《基于聚类重组和预解析的检索增强生成方法》论文实验代码
聚类算法的实现参见一下两个文件,这个实现参考了RAPTOR:
- preprocess/raptor.py
- preprocess/raptor2.py
预解析提示词参见:
- interface/chat.py 实际和LLM交互的代码,可以看到完整的提示词
- interface/entity.py 预解析算法的格式化输出结构(Note类型)
- interface/prompts.py 基于pydantic序列化的json格式约束
这里展示下实际提示词内容,chunk变量是分块的文字内容
"Given context {chunk}, read and understand the context above and then parse it in this json format {"query":"","summary":"","reference":"","points":[{"query":"","summary":"","reference":""}]} ."
interface/prompts.py 的输出结构约束内容,在和上述提示词一起发送给LLM Server以获取结构化输出
preparse_prompt_schema = {
"type": "json_schema",
"properties": {
"query": {
"type": "string",
"description": "propose a possiable question which is deep and could get the answer from the content field."
},
"summary": {
"type": "string",
"description": "a detailed description of this context. you should make sure this description can greatly help reader undestand the original text."
},
"points": {
"type": "array",
"items": {
"$ref": "#/$defs/points"
},
"description": "a list of main points of the text"
}
},
"$defs": {
"points": {
"type": "object",
"properties": {
"query": {
"type": "string",
"description": "propose a possiable question which is deep and could get the answer from the content field."
},
"summary": {
"type": "string",
"description": "the main idea of this point or the standard answer to the query."
},
"reference": {
"type": "string",
"description": "the original text for this point."
}
},
"required": [
"query",
"summary"
"reference"
],
"additionalProperties": False
}
},
"additionalProperties": False,
"required": ["query", "summary", "points"]

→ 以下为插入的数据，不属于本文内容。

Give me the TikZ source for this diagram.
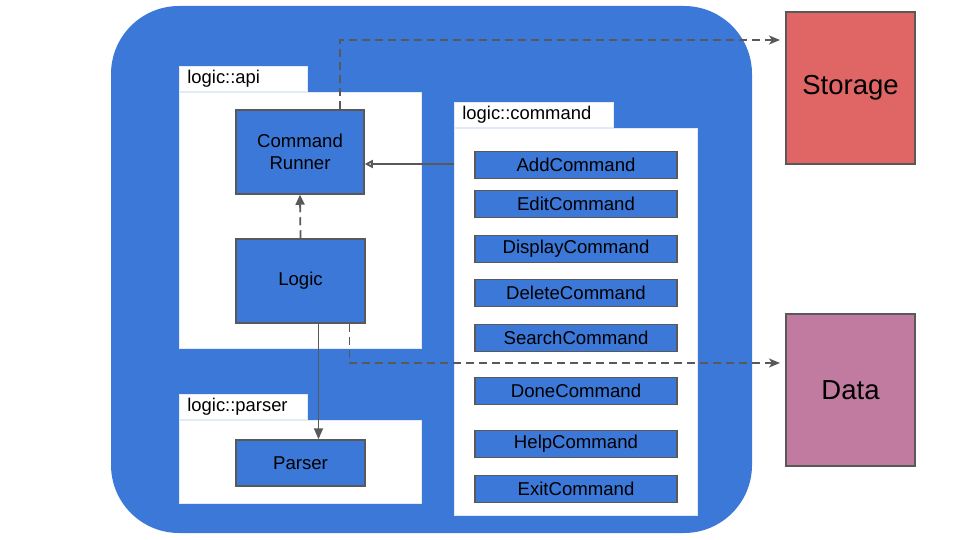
\documentclass[tikz,border=0pt]{standalone}
\usepackage{fontspec}
\setmainfont{Liberation Sans}
\usetikzlibrary{arrows.meta}
\definecolor{gblue}{HTML}{3C78D8}
\definecolor{gline}{HTML}{595959}
\definecolor{gred}{HTML}{E06666}
\definecolor{gpink}{HTML}{C27BA0}
\begin{document}
\begin{tikzpicture}[x=1pt,y=-1pt,
  cls/.style={draw=gline, line width=1.5pt, fill=gblue, inner sep=0pt, align=center,
    font=\fontsize{18.6}{21.5}\selectfont},
  cmdcls/.style={cls, minimum width=202pt, minimum height=27pt},
  pkg/.style={fill=white, draw=white!85!gblue, line width=0.8pt, inner sep=0pt},
  pkglbl/.style={pkg, inner xsep=8pt, text width=112pt, align=left, minimum height=25pt,
    anchor=north west, font=\fontsize{18.4}{21}\selectfont},
  ext/.style={draw=gline, line width=1.2pt, inner sep=0pt, font=\fontsize{27.5}{30}\selectfont,
    minimum width=129pt, minimum height=152pt},
  conn/.style={draw=gline, line width=1.8pt},
  dep/.style={conn, dash pattern=on 8pt off 5pt}
]
\useasboundingbox (0,0) rectangle (960,540);
\fill[gblue, rounded corners=68pt] (111,6) rectangle (752,533);

% packages
\node[pkglbl] (apilbl) at (179,66) {logic::api};
\node[pkg, anchor=north west, minimum width=242pt, minimum height=256pt] (api) at (179,92) {};
\node[pkglbl] (parlbl) at (179,394) {logic::parser};
\node[pkg, anchor=north west, minimum width=242pt, minimum height=83pt] (par) at (179,420) {};
\node[pkglbl, text width=143pt] (cmdlbl) at (454,102) {logic::command};
\node[pkg, anchor=north west, minimum width=243pt, minimum height=387pt] (cmd) at (454,128) {};

% classes
\node[cls, minimum width=128pt, minimum height=84pt] (runner) at (300,152) {Command\\Runner};
\node[cls, minimum width=129pt, minimum height=84pt] (logic) at (300.5,281) {Logic};
\node[cls, minimum width=129pt, minimum height=46pt] (parser) at (300.5,463) {Parser};

\node[cmdcls] (add) at (576,165) {AddCommand};
\node[cmdcls] (edit) at (576,204) {EditCommand};
\node[cmdcls] (disp) at (576,249) {DisplayCommand};
\node[cmdcls] (del) at (576,293) {DeleteCommand};
\node[cmdcls] (search) at (576,338) {SearchCommand};
\node[cmdcls] (done) at (576,391) {DoneCommand};
\node[cmdcls] (help) at (576,444) {HelpCommand};
\node[cmdcls] (exit) at (576,489) {ExitCommand};

% external
\node[ext, fill=gred] (storage) at (850.5,88) {Storage};
\node[ext, fill=gpink] (data) at (850.5,390) {Data};

\coordinate (stin) at (780,40);
\coordinate (datain) at (780,363);

% connectors
\draw[dep, -{Stealth[length=11pt,width=9pt,inset=3pt]}] ([xshift=40pt]runner.north) |- (stin);
\draw[dep, -{Stealth[length=11pt,width=9pt,inset=3pt]}] ([xshift=49pt]logic.south) |- (datain);
\draw[dep, -{Triangle[length=10pt,width=9pt]}] (logic.north) -- (runner.south);
\draw[conn, -{Triangle[length=11pt,width=9pt]}] ([xshift=18pt]logic.south) -- ([xshift=18pt]parser.north);
\draw[conn, -{Triangle[open,length=8pt,width=8pt]}] (cmd.west |- 0,164) -- (runner.east |- 0,164);
\end{tikzpicture}
\end{document}
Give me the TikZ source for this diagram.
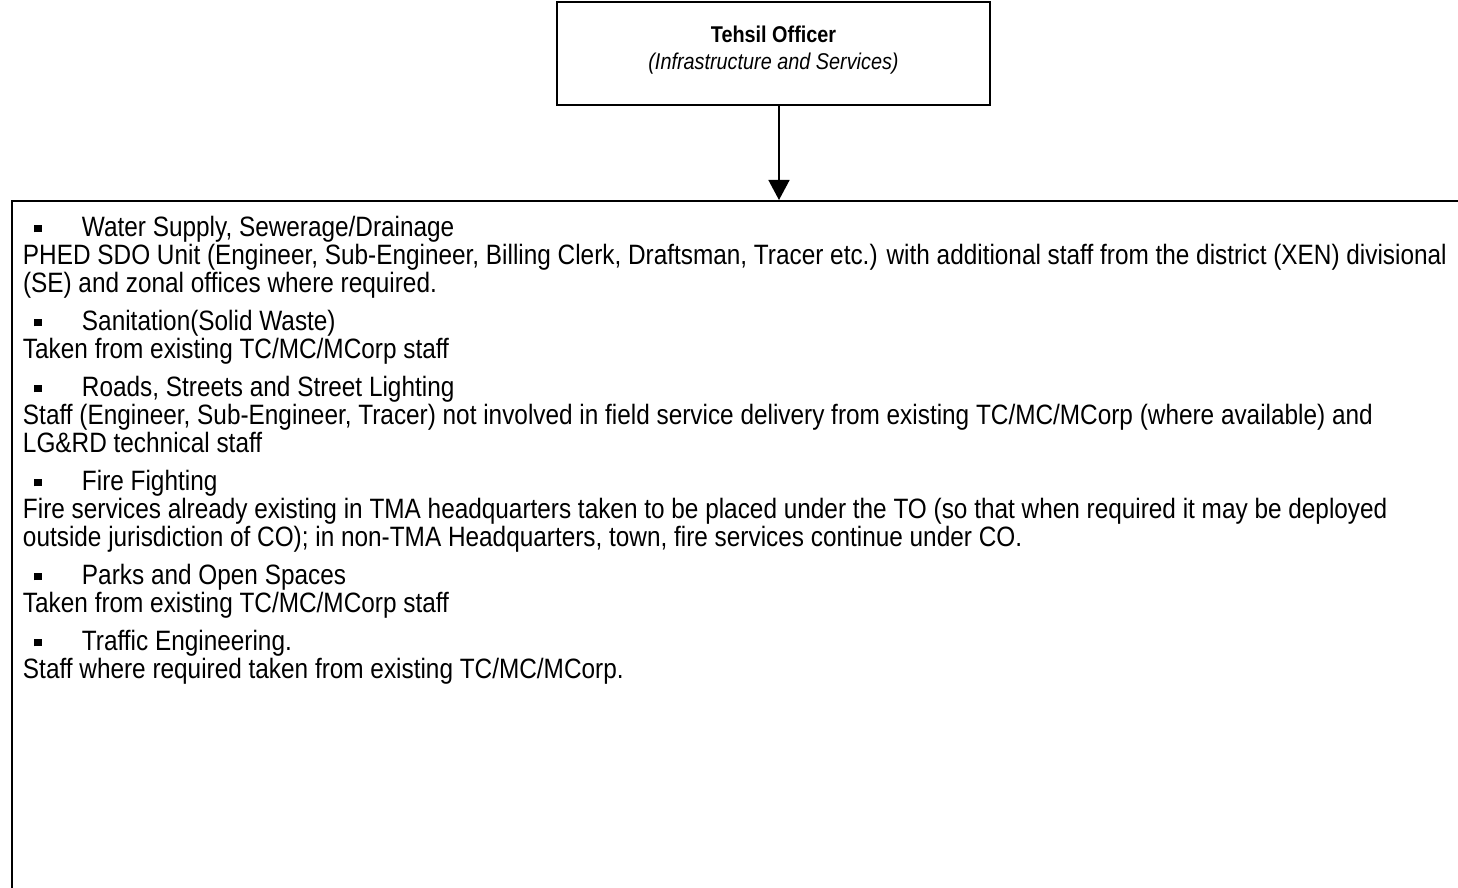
\documentclass[tikz,border=0pt]{standalone}
\usepackage{fontspec}
\setmainfont[FakeStretch=0.87]{Liberation Sans}
\usetikzlibrary{arrows.meta}
\newcommand{\sqbul}{\makebox[29.5pt][l]{\hspace{5.5pt}\rule[2.2pt]{3.8pt}{3.8pt}}}

\begin{document}
\begin{tikzpicture}[x=0.5pt,y=-0.5pt,every node/.style={font=\fontsize{14}{14}\selectfont,align=center},b/.style={draw,line width=1pt},>={Triangle[width=10.5pt,length=10pt]}]
\useasboundingbox (0,0) rectangle (1458,888);
\node[b,minimum width=216.5pt,minimum height=51.5pt,inner sep=0pt,font=\fontsize{11.4}{13.5}\selectfont,text depth=6pt] (to) at (773.5,53.5) {\textbf{Tehsil Officer}\\\textit{(Infrastructure and Services)}};
\coordinate (tip) at (779,200);
\draw[->,line width=0.75pt] (to.south -| tip)--(tip);
\node[b,anchor=north west,inner xsep=5.5pt,inner ysep=7.8pt] (duties) at (11,200) {\begin{minipage}[t][450pt][t]{730pt}\raggedright
\sqbul Water Supply, Sewerage/Drainage\\
PHED SDO Unit (Engineer, Sub-Engineer, Billing Clerk, Draftsman, Tracer etc.) with additional staff from the district (XEN) divisional\\
(SE) and zonal offices where required.\\[5pt]
\sqbul Sanitation(Solid Waste)\\
Taken from existing TC/MC/MCorp staff\\[5pt]
\sqbul Roads, Streets and Street Lighting\\
Staff (Engineer, Sub-Engineer, Tracer) not involved in field service delivery from existing TC/MC/MCorp (where available) and\\
LG\&RD technical staff\\[5pt]
\sqbul Fire Fighting\\
Fire services already existing in TMA headquarters taken to be placed under the TO (so that when required it may be deployed\\
outside jurisdiction of CO); in non-TMA Headquarters, town, fire services continue under CO.\\[5pt]
\sqbul Parks and Open Spaces\\
Taken from existing TC/MC/MCorp staff\\[5pt]
\sqbul Traffic Engineering.\\
Staff where required taken from existing TC/MC/MCorp.
\end{minipage}};
\end{tikzpicture}
\end{document}
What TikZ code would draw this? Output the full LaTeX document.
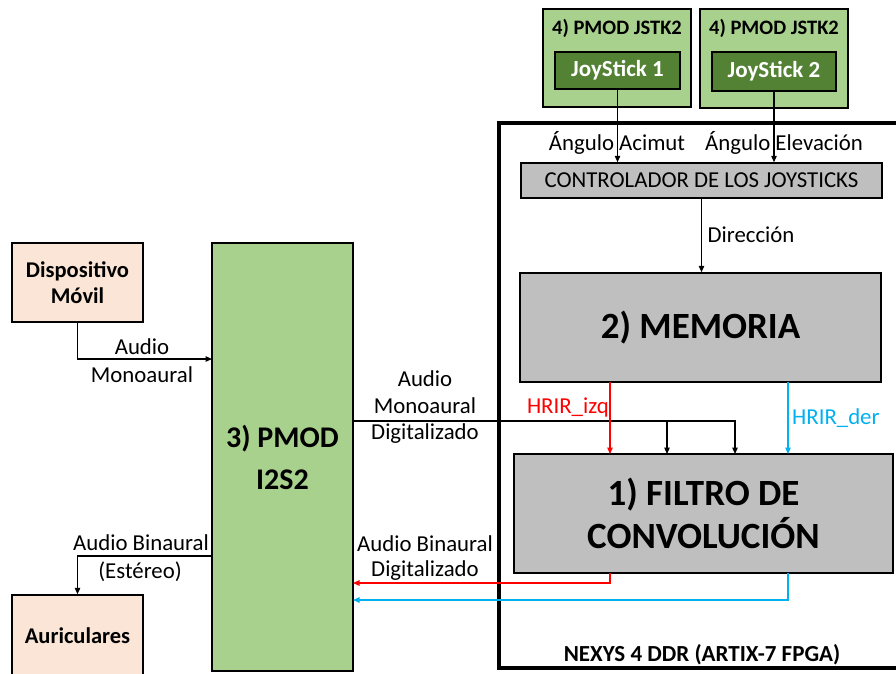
\documentclass[tikz,border=0pt]{standalone}
\usepackage{fontspec}
\setmainfont{Carlito}
\usetikzlibrary{arrows.meta,calc}
\definecolor{lgreen}{HTML}{A9D18E}
\definecolor{dgreen}{HTML}{548235}
\definecolor{peach}{HTML}{FBE5D6}
\definecolor{boxgray}{HTML}{BFBFBF}
\definecolor{hblue}{HTML}{00B0F0}
\definecolor{hred}{HTML}{FF0000}
\newcommand{\fsz}[1]{\fontsize{#1}{#1}\selectfont}
\tikzset{
  box/.style={draw=black, line width=1.5pt, inner sep=0pt, align=center},
  arr/.style={line width=1.2pt, -{Triangle[length=6.5pt,width=5.5pt]}},
  plain/.style={line width=1.2pt},
  lbl/.style={inner sep=0pt, align=center, font=\fsz{22.8}},
}
\begin{document}
\begin{tikzpicture}[x=1pt,y=-1pt]
\useasboundingbox (0,0) rectangle (896,673);
\clip (0,0) rectangle (896,673);

% FPGA board outline
\draw[line width=4.5pt] (905,123) -- (499,123) -- (499,668) -- (905,668);
\node[lbl, font=\fsz{23}\bfseries] (nexys) at (702,655) {NEXYS 4 DDR (ARTIX-7 FPGA)};

% Joystick modules
\node[box, fill=lgreen, minimum width=148pt, minimum height=98pt] (jb1) at (617,58) {};
\node[lbl, font=\fsz{20.5}\bfseries] (jt1) at (617,28) {4) PMOD JSTK2};
\node[box, fill=dgreen, text=white, font=\fsz{23}\bfseries, minimum width=125pt, minimum height=37pt] (js1) at (617.5,70.5) {JoyStick 1};
\node[box, fill=lgreen, minimum width=148pt, minimum height=99pt] (jb2) at (774,58.5) {};
\node[lbl, font=\fsz{20.5}\bfseries] (jt2) at (774,28) {4) PMOD JSTK2};
\node[box, fill=dgreen, text=white, font=\fsz{23}\bfseries, minimum width=124pt, minimum height=39pt] (js2) at (774,71.5) {JoyStick 2};

% Controller, memory, filter
\node[box, fill=boxgray, font=\fsz{22.8}, minimum width=361pt, minimum height=35pt] (ctrl) at (701.5,180.5) {CONTROLADOR DE LOS JOYSTICKS};
\node[box, fill=boxgray, font=\fsz{37}\bfseries, minimum width=361pt, minimum height=109pt] (mem) at (700.5,327.5) {2) MEMORIA};
\node[box, fill=boxgray, font=\fsz{37}\bfseries, minimum width=379pt, minimum height=119pt] (filt) at (703.5,513.5) {1) FILTRO DE\\[6pt]CONVOLUCIÓN};

% PMOD I2S2
\node[box, fill=lgreen, font=\fsz{30}\bfseries, minimum width=141pt, minimum height=428pt] (pmod) at (282.5,457) {3) PMOD\\[12pt]I2S2};

% Devices
\node[box, fill=peach, font=\fsz{22.5}\bfseries, minimum width=131pt, minimum height=79pt] (disp) at (77.5,282.5) {Dispositivo\\[4pt]Móvil};
\node[box, fill=peach, font=\fsz{22.5}\bfseries, minimum width=131pt, minimum height=82pt] (aur) at (77.5,636) {Auriculares};

% Joystick -> controller
\draw[arr] (js1.south) -- (js1.south |- ctrl.north);
\draw[arr] (js2.south) -- (js2.south |- ctrl.north);
\node[lbl] (la1) at (617,143) {Ángulo Acimut};
\node[lbl] (la2) at (784,143) {Ángulo Elevación};

% Controller -> memory
\draw[arr] (ctrl.south) -- (ctrl.south |- mem.north);
\node[lbl] (ldir) at (751,235) {Dirección};

% Mobile -> PMOD
\coordinate (pin) at (212,359);
\draw[arr] (disp.south) |- (pin);
\node[lbl] (lau1) at (142,347) {Audio};
\node[lbl] (lau2) at (142,375) {Monoaural};

% PMOD -> headphones
\coordinate (pout) at (212,556);
\draw[arr] (pout) -| (aur.north);
\node[lbl] (lab1) at (141,543) {Audio Binaural};
\node[lbl] (lab2) at (140,572) {(Estéreo)};

% PMOD -> filter (digitised mono)
\coordinate (md) at (353,421);
\coordinate (f2) at (667,454);
\coordinate (f3) at (735,454);
\draw[arr] (md) -| (f3);
\draw[arr] (f2 |- md) -- (f2);
\node[lbl] (lmd1) at (425,379) {Audio};
\node[lbl] (lmd2) at (425,406) {Monoaural};
\node[lbl] (lmd3) at (425,434) {Digitalizado};

% HRIR
\coordinate (rtop) at (610,382);
\coordinate (rbot) at (610,454);
\coordinate (btop) at (788,382);
\coordinate (bbot) at (788,454);
\draw[arr, hred] (rtop) -- (rbot);
\draw[arr, hblue] (btop) -- (bbot);
\node[lbl, text=hred, anchor=east] (lizq) at (609,407) {HRIR\_izq};
\node[lbl, text=hblue, anchor=west] (lder) at (792,418) {HRIR\_der};

% Filter -> PMOD (binaural)
\coordinate (rs) at (610,573);
\coordinate (bs) at (788,573);
\coordinate (pr) at (353,583);
\coordinate (pb) at (353,600);
\draw[arr, hred] (rs) |- (pr);
\draw[arr, hblue] (bs) |- (pb);
\node[lbl] (lbd1) at (425,544) {Audio Binaural};
\node[lbl] (lbd2) at (425,571) {Digitalizado};
\end{tikzpicture}
\end{document}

}使用conda环境,python=3.12.8,详见requirements.txt
数据集仓库地址:https://github.com/nyu-mll/quality
数据结构可以参考本仓库dataset目录的sample.json
访问https://github.com/nyu-mll/quality/blob/main/data/v1.0.1/ 查看源文件
cd dataset/quality/dataset
unzip -oq QuALITY.v1.0.1.zip # 默认 apikey 为"EMPTY"字符串
HF_HUB_OFFLINE=1 vllm serve Qwen/Qwen2.5-7B-Instruct \
--tensor-parallel-size 2 \
--host 127.0.0.1 \
--port 13000 \
--max-model-len 4096 \
--max-num-seqs 2 \
--max-num-batched-tokens 2048
根据实际环境,先后修改执行 run_pre.py 和 run_gen.py
最后可以执行如下命令评估结果
python dataset/quality/evaluator.py --path [保存的结果文件]由于论文中的实验结果没有设置seed,所以我们将索引阶段产生的collection直接保存了一份(scripts/cap-rag-official.zip),不想花成本跑索引阶段的话可以直接导入到milvus里。
首先,检查 import_collection.py 文件里的这两个配置:
-
DST_COL_NAME = "quality_preparse_official" -
DATASOURCE_PATH = "cap-rag-official.json"
之后,依次运行以下命令
cd scripts
unzip -oq cap-rag-official.zip
python import_collection.py导入成功后,可以直接做 run_gen.py 的检索和生成实验